The first value will always be the outside temperature and the second will be the exterior surface temperature. The last value will always be the inside temperature and the second to last will be the interior surface temperature.
r_values: A list of R-values for each of the material layers [m2-K/W]. The first value will always be the resistance of the exterior air and the last value is the resistance of the interior air. The sum of this list is the R-factor for this construction given the input parameters.
- shgc(environmental_conditions='summer', global_radiation=783)[source]
Calculate the shgc given environmental conditions.
Notes
This method implements a heat balance at each interface of the glazing unit including outside and inside air film resistances, solar radiation absorption in the glass. See
heat_balance()
for more details.- Parameters
- Returns
The shgc of the window construction for the given environmental conditions.
- Return type
- property AssemblyCarbon
Get or set the assembly carbon [kgCO2/m2].
- property AssemblyCost
Get or set the assembly cost [$/m2].
- property AssemblyEnergy
Get or set the assembly energy [MJ/m2].
- property Comments
Get or set the object comments.
- property DataSource
Get or set the datasource of the object.
- property DisassemblyCarbon
Get or set the disassembly carbon [kgCO2/m2].

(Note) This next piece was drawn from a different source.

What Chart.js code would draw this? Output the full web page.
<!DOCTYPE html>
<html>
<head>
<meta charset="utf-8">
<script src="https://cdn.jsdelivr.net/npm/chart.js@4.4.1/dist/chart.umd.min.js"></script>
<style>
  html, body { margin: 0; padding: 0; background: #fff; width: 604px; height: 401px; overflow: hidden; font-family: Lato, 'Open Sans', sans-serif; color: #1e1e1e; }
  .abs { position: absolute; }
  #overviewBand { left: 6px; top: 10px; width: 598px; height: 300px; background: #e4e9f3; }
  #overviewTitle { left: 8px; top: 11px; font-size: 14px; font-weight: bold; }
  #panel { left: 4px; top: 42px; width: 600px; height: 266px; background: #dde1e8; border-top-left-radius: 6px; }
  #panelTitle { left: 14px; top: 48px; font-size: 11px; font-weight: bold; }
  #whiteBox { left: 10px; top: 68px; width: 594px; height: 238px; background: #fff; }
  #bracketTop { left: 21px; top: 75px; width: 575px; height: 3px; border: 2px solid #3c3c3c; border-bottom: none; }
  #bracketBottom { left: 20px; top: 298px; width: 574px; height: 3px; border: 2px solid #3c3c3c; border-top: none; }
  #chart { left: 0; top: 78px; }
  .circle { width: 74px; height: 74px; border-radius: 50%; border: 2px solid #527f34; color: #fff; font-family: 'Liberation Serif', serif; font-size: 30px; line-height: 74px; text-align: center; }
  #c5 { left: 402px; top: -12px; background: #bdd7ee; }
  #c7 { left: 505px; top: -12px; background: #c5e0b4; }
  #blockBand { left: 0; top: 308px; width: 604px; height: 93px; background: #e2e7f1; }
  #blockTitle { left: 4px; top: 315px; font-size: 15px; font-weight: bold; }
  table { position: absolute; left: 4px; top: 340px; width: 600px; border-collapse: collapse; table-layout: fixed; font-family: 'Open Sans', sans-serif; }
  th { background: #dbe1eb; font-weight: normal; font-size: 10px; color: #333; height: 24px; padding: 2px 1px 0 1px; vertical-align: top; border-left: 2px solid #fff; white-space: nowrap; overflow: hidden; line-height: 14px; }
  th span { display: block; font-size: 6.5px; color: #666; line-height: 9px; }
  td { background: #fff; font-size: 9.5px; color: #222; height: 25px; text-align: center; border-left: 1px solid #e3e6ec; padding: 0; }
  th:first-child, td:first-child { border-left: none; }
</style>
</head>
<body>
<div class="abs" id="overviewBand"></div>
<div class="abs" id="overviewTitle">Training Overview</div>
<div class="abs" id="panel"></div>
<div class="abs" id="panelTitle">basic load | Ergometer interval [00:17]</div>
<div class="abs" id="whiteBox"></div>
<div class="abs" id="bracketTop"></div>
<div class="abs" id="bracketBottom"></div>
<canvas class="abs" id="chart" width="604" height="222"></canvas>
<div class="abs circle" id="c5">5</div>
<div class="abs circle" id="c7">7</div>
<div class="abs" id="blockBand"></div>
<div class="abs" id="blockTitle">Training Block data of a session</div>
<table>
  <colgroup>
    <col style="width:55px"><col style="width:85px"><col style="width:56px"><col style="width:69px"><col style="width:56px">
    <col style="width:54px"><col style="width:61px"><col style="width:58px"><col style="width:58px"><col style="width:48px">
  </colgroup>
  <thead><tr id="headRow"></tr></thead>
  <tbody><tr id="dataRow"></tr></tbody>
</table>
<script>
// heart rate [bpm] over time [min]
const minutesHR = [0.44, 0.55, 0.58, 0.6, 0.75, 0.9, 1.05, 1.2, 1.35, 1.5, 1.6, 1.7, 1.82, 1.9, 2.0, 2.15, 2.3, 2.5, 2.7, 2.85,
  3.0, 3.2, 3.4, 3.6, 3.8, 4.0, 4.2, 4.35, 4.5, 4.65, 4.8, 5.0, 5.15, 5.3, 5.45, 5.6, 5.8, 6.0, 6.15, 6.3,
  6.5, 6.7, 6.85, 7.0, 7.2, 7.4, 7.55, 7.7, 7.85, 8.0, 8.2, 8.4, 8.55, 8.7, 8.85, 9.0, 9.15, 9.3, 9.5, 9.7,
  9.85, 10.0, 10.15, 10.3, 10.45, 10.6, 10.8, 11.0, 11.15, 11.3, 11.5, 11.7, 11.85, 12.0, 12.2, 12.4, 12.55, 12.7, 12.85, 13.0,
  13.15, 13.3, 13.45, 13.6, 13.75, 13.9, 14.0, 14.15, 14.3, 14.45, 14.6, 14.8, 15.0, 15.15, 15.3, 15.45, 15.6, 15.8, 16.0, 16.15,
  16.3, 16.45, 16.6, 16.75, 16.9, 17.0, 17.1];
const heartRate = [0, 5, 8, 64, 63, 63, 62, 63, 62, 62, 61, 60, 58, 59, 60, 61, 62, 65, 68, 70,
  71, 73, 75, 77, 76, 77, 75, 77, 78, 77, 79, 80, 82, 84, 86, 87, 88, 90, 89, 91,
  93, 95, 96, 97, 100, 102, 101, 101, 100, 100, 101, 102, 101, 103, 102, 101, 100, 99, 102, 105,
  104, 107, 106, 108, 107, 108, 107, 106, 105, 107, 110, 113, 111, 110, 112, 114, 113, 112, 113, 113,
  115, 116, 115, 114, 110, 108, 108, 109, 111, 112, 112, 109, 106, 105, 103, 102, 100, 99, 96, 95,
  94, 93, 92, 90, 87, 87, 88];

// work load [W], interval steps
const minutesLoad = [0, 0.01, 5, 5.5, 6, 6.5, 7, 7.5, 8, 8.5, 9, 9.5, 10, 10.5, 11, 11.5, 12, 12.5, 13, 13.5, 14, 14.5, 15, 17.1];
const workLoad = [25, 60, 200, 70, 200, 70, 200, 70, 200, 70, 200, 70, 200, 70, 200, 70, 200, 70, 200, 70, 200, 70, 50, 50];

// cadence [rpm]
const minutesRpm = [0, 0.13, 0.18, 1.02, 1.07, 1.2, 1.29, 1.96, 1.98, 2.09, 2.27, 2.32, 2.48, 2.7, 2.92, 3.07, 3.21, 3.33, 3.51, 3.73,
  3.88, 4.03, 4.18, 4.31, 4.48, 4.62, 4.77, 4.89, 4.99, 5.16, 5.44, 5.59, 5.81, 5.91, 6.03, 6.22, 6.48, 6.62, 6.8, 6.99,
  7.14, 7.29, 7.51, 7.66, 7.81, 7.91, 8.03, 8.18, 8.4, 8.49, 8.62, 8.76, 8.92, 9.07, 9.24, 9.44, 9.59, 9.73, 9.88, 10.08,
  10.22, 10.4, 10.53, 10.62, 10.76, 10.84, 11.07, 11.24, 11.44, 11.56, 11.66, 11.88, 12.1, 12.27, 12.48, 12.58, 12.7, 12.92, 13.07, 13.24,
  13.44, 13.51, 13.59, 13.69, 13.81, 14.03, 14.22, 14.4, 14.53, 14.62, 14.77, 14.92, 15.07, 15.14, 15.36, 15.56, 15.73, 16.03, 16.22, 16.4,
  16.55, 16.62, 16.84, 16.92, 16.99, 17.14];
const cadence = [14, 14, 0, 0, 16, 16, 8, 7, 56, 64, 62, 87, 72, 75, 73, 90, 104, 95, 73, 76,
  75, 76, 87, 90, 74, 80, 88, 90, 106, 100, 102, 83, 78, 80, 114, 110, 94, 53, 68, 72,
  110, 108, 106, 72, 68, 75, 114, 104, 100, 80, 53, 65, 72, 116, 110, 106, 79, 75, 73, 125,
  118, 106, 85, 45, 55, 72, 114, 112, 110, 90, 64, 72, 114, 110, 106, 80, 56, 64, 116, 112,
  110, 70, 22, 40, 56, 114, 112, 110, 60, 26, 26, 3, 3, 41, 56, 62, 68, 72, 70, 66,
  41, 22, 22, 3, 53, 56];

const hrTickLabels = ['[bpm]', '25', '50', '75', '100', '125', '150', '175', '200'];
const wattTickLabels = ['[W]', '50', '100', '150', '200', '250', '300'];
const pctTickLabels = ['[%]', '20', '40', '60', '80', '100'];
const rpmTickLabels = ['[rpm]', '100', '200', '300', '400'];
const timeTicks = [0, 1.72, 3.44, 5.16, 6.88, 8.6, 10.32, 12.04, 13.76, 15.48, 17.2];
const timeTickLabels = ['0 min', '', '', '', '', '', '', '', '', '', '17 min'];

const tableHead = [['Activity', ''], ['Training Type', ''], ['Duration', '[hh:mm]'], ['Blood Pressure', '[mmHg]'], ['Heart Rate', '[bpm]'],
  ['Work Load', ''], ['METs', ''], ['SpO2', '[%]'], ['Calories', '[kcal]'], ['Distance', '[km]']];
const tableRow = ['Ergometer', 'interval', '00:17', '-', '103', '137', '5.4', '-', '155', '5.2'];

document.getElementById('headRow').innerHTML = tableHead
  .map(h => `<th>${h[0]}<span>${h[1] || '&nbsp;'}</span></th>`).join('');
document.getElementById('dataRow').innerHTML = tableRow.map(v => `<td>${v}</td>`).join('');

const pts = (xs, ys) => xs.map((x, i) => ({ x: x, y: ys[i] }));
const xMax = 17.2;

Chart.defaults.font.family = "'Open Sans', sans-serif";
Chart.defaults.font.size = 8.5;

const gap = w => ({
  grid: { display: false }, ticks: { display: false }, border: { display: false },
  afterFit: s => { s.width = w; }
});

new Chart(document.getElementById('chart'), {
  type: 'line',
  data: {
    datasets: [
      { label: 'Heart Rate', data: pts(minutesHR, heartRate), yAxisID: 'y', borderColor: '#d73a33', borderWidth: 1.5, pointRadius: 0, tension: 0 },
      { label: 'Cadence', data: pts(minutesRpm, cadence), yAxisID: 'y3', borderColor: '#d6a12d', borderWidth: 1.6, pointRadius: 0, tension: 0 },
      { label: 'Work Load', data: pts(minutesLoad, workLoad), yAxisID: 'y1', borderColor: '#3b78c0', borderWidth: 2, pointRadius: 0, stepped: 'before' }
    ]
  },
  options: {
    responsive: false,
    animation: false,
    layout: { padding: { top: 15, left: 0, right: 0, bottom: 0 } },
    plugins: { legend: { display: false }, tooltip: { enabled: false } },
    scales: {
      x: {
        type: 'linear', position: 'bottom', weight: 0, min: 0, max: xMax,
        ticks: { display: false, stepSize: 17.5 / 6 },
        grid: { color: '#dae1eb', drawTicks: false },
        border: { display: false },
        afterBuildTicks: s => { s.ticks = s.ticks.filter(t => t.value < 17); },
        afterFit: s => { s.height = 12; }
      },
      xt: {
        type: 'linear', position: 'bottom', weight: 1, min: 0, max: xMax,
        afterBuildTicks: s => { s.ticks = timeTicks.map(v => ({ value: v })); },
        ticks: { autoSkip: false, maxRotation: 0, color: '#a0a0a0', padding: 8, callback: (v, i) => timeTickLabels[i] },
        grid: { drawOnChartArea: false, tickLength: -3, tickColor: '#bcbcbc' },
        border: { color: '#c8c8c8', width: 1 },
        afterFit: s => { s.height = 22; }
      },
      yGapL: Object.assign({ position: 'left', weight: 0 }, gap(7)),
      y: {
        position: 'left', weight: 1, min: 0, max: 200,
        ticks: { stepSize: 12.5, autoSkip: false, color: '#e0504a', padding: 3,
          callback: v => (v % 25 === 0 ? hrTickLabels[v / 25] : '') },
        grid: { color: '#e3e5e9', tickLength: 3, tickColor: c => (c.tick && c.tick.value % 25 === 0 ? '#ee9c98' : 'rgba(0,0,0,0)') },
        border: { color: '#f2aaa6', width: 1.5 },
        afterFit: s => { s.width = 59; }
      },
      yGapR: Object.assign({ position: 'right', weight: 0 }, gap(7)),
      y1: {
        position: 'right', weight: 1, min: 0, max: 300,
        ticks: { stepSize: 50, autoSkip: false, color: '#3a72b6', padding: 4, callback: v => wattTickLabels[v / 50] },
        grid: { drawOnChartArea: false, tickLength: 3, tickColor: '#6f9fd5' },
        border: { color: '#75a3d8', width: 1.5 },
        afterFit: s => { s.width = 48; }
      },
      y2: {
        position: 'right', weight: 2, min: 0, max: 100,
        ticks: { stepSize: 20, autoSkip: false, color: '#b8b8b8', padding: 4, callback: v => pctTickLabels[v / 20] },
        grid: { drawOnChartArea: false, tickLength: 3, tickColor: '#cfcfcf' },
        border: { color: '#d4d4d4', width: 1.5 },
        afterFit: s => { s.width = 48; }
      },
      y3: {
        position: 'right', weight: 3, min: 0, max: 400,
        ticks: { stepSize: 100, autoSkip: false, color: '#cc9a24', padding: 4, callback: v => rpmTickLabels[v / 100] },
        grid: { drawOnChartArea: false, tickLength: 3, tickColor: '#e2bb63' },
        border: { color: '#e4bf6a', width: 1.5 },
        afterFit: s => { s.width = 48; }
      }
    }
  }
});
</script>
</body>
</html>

- property DisassemblyEnergy
Get or set the disassembly energy [MJ/m2].
- property Layers: List[Union[archetypal.template.materials.material_layer.MaterialLayer, archetypal.template.materials.gas_layer.GasLayer]]

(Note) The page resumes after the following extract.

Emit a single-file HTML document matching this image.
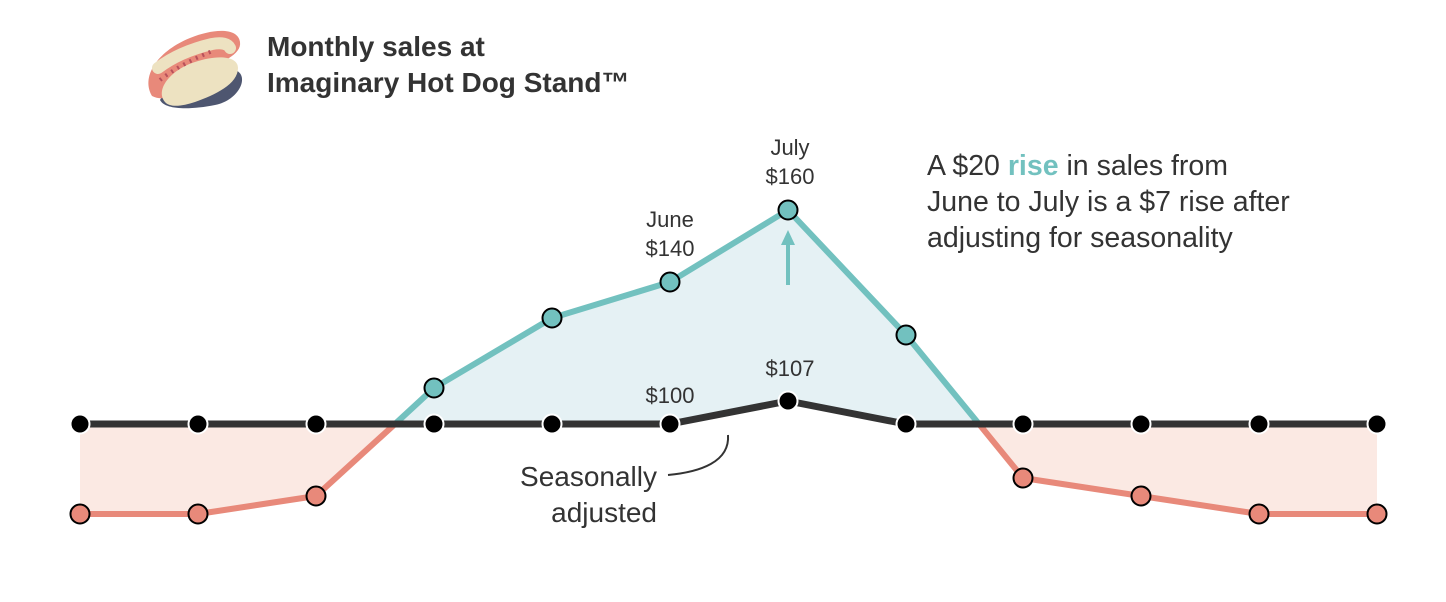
<!DOCTYPE html>
<html><head><meta charset="utf-8"><style>
body{margin:0;background:#fff;}
svg{display:block;font-family:"Liberation Sans",sans-serif;}
</style></head><body>
<svg width="1446" height="602" viewBox="0 0 1446 602">
<!-- hot dog icon -->
<g>
<path d="M160 100 C170 80 210 65 235 70 C250 75 240 100 215 105 C190 110 165 110 160 100Z" fill="#4e5670"/>
<path d="M152 96 C140 75 160 50 190 38 C215 28 238 28 240 42 C242 55 220 62 205 72 C185 85 170 105 152 96Z" fill="#e8897a"/>
<path d="M165 102 C155 90 170 70 195 62 C215 55 238 55 238 68 C238 84 215 95 195 102 C183 106 170 108 165 102Z" fill="#ede2c1"/>
<path d="M158 68 C175 55 195 48 212 44 C222 42 228 44 230 48" stroke="#ede2c1" stroke-width="12" fill="none" stroke-linecap="round"/>
<path d="M160 80 C175 68 195 58 215 50" stroke="#b8505a" stroke-width="4" stroke-dasharray="2 5" fill="none"/>
</g>
<text x="267" y="56" font-size="28" font-weight="bold" fill="#333">Monthly sales at</text>
<text x="267" y="92" font-size="28" font-weight="bold" fill="#333">Imaginary Hot Dog Stand™</text>

<!-- fills -->
<polygon points="80,424 316,424 395,424 316,496 198,514 80,514" fill="#fbe9e3"/>
<polygon points="979,424 1377,424 1377,514 1259,514 1141,496 1023,478" fill="#fbe9e3"/>
<polygon points="395,424 434,388 552,318 670,282 788,210 906,335 979,424 906,424 788,401 670,424" fill="#e5f1f4"/>

<!-- colored line -->
<polyline points="80,514 198,514 316,496 395,424" fill="none" stroke="#e8897a" stroke-width="6" stroke-linejoin="round"/>
<polyline points="979,424 1023,478 1141,496 1259,514 1377,514" fill="none" stroke="#e8897a" stroke-width="6" stroke-linejoin="round"/>
<polyline points="395,424 434,388 552,318 670,282 788,210 906,335 979,424" fill="none" stroke="#72c1bf" stroke-width="6" stroke-linejoin="round"/>

<!-- black line -->
<polyline points="80,424 670,424 788,401 906,424 1377,424" fill="none" stroke="#333" stroke-width="7" stroke-linejoin="round"/>

<!-- arrow -->
<line x1="788" y1="285" x2="788" y2="240" stroke="#72c1bf" stroke-width="4"/>
<polygon points="781,245 795,245 788,230" fill="#72c1bf"/>

<!-- points -->
<g stroke="#000" stroke-width="2">
<circle cx="80" cy="514" r="9.5" fill="#e8897a"/><circle cx="198" cy="514" r="9.5" fill="#e8897a"/><circle cx="316" cy="496" r="9.5" fill="#e8897a"/>
<circle cx="1023" cy="478" r="9.5" fill="#e8897a"/><circle cx="1141" cy="496" r="9.5" fill="#e8897a"/><circle cx="1259" cy="514" r="9.5" fill="#e8897a"/><circle cx="1377" cy="514" r="9.5" fill="#e8897a"/>
<circle cx="434" cy="388" r="9.5" fill="#72c1bf"/><circle cx="552" cy="318" r="9.5" fill="#72c1bf"/><circle cx="670" cy="282" r="9.5" fill="#72c1bf"/><circle cx="788" cy="210" r="9.5" fill="#72c1bf"/><circle cx="906" cy="335" r="9.5" fill="#72c1bf"/>
</g>
<g fill="#000" stroke="#fff" stroke-width="2">
<circle cx="80" cy="424" r="9.5"/><circle cx="198" cy="424" r="9.5"/><circle cx="316" cy="424" r="9.5"/><circle cx="434" cy="424" r="9.5"/><circle cx="552" cy="424" r="9.5"/><circle cx="670" cy="424" r="9.5"/><circle cx="788" cy="401" r="9.5"/><circle cx="906" cy="424" r="9.5"/><circle cx="1023" cy="424" r="9.5"/><circle cx="1141" cy="424" r="9.5"/><circle cx="1259" cy="424" r="9.5"/><circle cx="1377" cy="424" r="9.5"/>
</g>

<!-- labels -->
<g font-size="22" fill="#333" text-anchor="middle">
<text x="670" y="227">June</text><text x="670" y="256">$140</text>
<text x="790" y="155">July</text><text x="790" y="184">$160</text>
<text x="670" y="403">$100</text>
<text x="790" y="376">$107</text>
</g>
<path d="M668 475 C700 472 730 462 728 435" fill="none" stroke="#333" stroke-width="2"/>
<g font-size="28" fill="#333" text-anchor="end">
<text x="657" y="486">Seasonally</text>
<text x="657" y="522">adjusted</text>
</g>
<g font-size="28.5" fill="#333">
<text x="927" y="175">A $20 <tspan fill="#72c1bf" font-weight="bold">rise</tspan> in sales from</text>
<text x="927" y="211">June to July is a $7 rise after</text>
<text x="927" y="247">adjusting for seasonality</text>
</g>
</svg>
</body></html>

Get or set the material layers.
- property Name
Get or set the name of the object.
- property allow_duplicates
Get or set the use of duplicates [bool].
- extend(other, allow_duplicates)
Append other to self. Modify and return self.

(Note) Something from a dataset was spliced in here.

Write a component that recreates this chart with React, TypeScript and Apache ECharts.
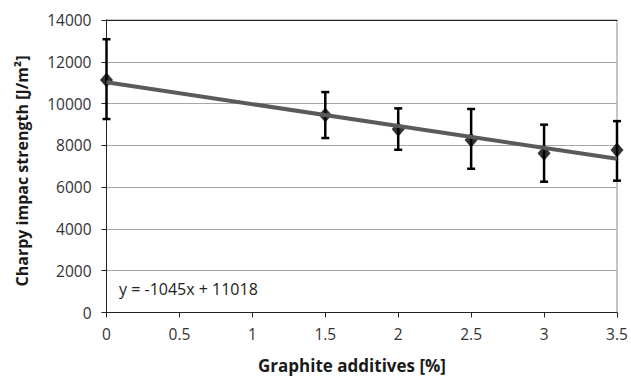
import React, { useEffect, useRef } from "react";
import * as echarts from "echarts";

const graphiteX = [0, 1.5, 2, 2.5, 3, 3.5];
const strengthMean = [11130, 9450, 8770, 8260, 7620, 7780];
const errLow = [9260, 8350, 7790, 6880, 6260, 6310];
const errHigh = [13080, 10550, 9770, 9740, 8990, 9160];
const trendSlope = -1045;
const trendIntercept = 11018;
const trendX = [0, 3.5];
const equationLabel = "y = -1045x + 11018";
const xTitle = "Graphite additives [%]";
const yTitle = "Charpy impac strength [J/m\u00b2]";

const FONT = "'Open Sans', sans-serif";

export default function App() {
  const ref = useRef<HTMLDivElement>(null);
  useEffect(() => {
    if (!ref.current) return;
    const chart = echarts.init(ref.current, undefined, { renderer: "svg" });
    const errData = graphiteX.map((x, i) => [x, strengthMean[i], errLow[i], errHigh[i]]);
    const trendData = trendX.map((x) => [x, trendSlope * x + trendIntercept]);
    chart.setOption({
      animation: false,
      backgroundColor: "#fff",
      textStyle: { fontFamily: FONT },
      grid: { left: 106.5, right: 14, top: 20, bottom: 65.5, show: true, borderColor: "#8c8c8c", borderWidth: 1 },
      xAxis: [
        {
          type: "value",
          min: 0,
          max: 3.5,
          interval: 0.5,
          axisLine: { lineStyle: { color: "#222", width: 1 } },
          axisTick: { show: true, length: 5, lineStyle: { color: "#222" } },
          axisLabel: { fontSize: 15.5, color: "#333", margin: 13, fontFamily: FONT },
          splitLine: { show: false },
        },
        {
          type: "value",
          position: "top",
          min: 0,
          max: 3.5,
          axisLine: { show: true, lineStyle: { color: "#222", width: 1 } },
          axisTick: { show: false },
          axisLabel: { show: false },
          splitLine: { show: false },
        },
      ],
      yAxis: {
        type: "value",
        min: 0,
        max: 14000,
        interval: 2000,
        axisLine: { show: true, lineStyle: { color: "#222", width: 1 } },
        axisTick: { show: true, length: 5, lineStyle: { color: "#222" } },
        axisLabel: { fontSize: 15.5, color: "#333", margin: 15, fontFamily: FONT, formatter: (v: number) => String(v) },
        splitLine: { show: true, lineStyle: { color: "#a6a6a6", width: 1 } },
      },
      series: [
        {
          type: "custom",
          z: 2,
          data: errData,
          renderItem: (params: any, api: any) => {
            const x = api.value(0);
            const lo = api.coord([x, api.value(2)]);
            const hi = api.coord([x, api.value(3)]);
            const cap = 4;
            const style = { stroke: "#000", lineWidth: 2.5 };
            return {
              type: "group",
              children: [
                { type: "line", shape: { x1: hi[0], y1: hi[1], x2: lo[0], y2: lo[1] }, style },
                { type: "line", shape: { x1: hi[0] - cap, y1: hi[1], x2: hi[0] + cap, y2: hi[1] }, style },
                { type: "line", shape: { x1: lo[0] - cap, y1: lo[1], x2: lo[0] + cap, y2: lo[1] }, style },
              ],
            };
          },
        },
        {
          type: "scatter",
          z: 3,
          symbol: "diamond",
          symbolSize: [13, 15],
          itemStyle: { color: "#000" },
          data: graphiteX.map((x, i) => [x, strengthMean[i]]),
        },
        {
          type: "line",
          z: 4,
          data: trendData,
          showSymbol: false,
          symbol: "none",
          lineStyle: { color: "#5a5a5a", width: 4 },
        },
      ],
      graphic: [
        {
          type: "text",
          left: 119,
          top: 281,
          style: { text: equationLabel, fontSize: 16, fill: "#222", fontFamily: FONT },
        },
        {
          type: "text",
          x: 352,
          y: 365,
          style: {
            text: xTitle,
            fontSize: 17,
            fontWeight: "bold",
            fill: "#1a1a1a",
            fontFamily: FONT,
            textAlign: "center",
            textVerticalAlign: "middle",
          },
        },
        {
          type: "text",
          x: 22,
          y: 171,
          rotation: Math.PI / 2,
          style: {
            text: yTitle,
            fontSize: 16,
            fontWeight: "bold",
            fill: "#1a1a1a",
            fontFamily: FONT,
            textAlign: "center",
            textVerticalAlign: "middle",
          },
        },
      ],
    });
    return () => chart.dispose();
  }, []);
  return <div ref={ref} style={{ width: 631, height: 378, position: "absolute", left: 0, top: 0 }} />;
}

- float_mean(other, attr, weights=None)
Calculates the average attribute value of two floats. Can provide weights.
- get_unique()
Return first object matching equality in the list of instantiated objects.
- heat_balance(environmental_conditions='summer', G_t=783)[source]
Return heat flux and temperatures at each surface of the window.
Note: Only implemented for glazing with two layers.
- property id
Get or set the id.
- in_h(t_kelvin=293.15, delta_t=15, height=1.0, angle=90, pressure=101325)
Get the detailed indoor heat transfer coefficient according to ISO 15099.
This is used for window U-factor calculations and all of the temperature_profile calculations.
- Parameters
t_kelvin (float) – The average between the indoor temperature and the interior surface temperature. Default is 293.15K (20C).
delta_t (float) – The temperature difference between the indoor temperature and the interior surface temperature [C]. Default is 15C.
height (float) – An optional height for the surface in meters. Default is 1.0 m, which is consistent with NFRC standards.
angle (float) – An angle in degrees between 0 and 180. 0 = A horizontal surface with downward heat flow through the layer. 90 = A vertical surface 180 = A horizontal surface with upward heat flow through the layer.
pressure (float) – The average pressure in Pa. Default is 101325 Pa for standard pressure at sea level.
- in_h_c(t_kelvin=293.15, delta_t=15, height=1.0, angle=90, pressure=101325)
Get detailed indoor convective heat transfer coef. according to ISO 15099.
This is used for window U-factor calculations and all of the temperature_profile calculations.
- Parameters
t_kelvin (float) – The average between the indoor temperature and the interior surface temperature. Default is 293.15K (20C).
delta_t (float) – The temperature difference between the indoor temperature and the interior surface temperature [C]. Default is 15C.
height (float) – An optional height for the surface in meters. Default is 1.0 m, which is consistent with NFRC standards.
angle (float) – An angle in degrees between 0 and 180. 0 = A horizontal surface with downward heat flow through the layer. 90 = A vertical surface 180 = A horizontal surface with upward heat flow through the layer.
pressure (float) – The average pressure in Pa. Default is 101325 Pa for standard pressure at sea level.
- in_h_simple()
Get the simple indoor heat transfer coefficient according to ISO 10292.
This is used for all opaque R-factor calculations.
- out_h(wind_speed=6.7, t_kelvin=273.15)
Get the detailed outdoor heat transfer coefficient according to ISO 15099.
This is used for window U-factor calculations and all of the temperature_profile calculations.
- Parameters
wind_speed (float) – The average outdoor wind speed [m/s]. This affects the convective heat transfer coefficient. Default is 6.7 m/s.
t_kelvin (float) – The average between the outdoor temperature and the exterior surface temperature. This can affect the radiative heat transfer. Default is 273.15K (0C).
- out_h_simple()
Get the simple outdoor heat transfer coefficient according to ISO 10292.
This is used for all opaque R-factor calculations.
- property predecessors
Get or set the predecessors of self.
Of which objects is self made of. If from nothing else then self, return self.
- to_ref()
Return a ref pointer to self.
- property u_factor
Get the overall heat transfer coefficient (including air films) W/(m2⋅K).
- property u_value
Get the heat transfer coefficient [W/m2⋅K] (excluding air films).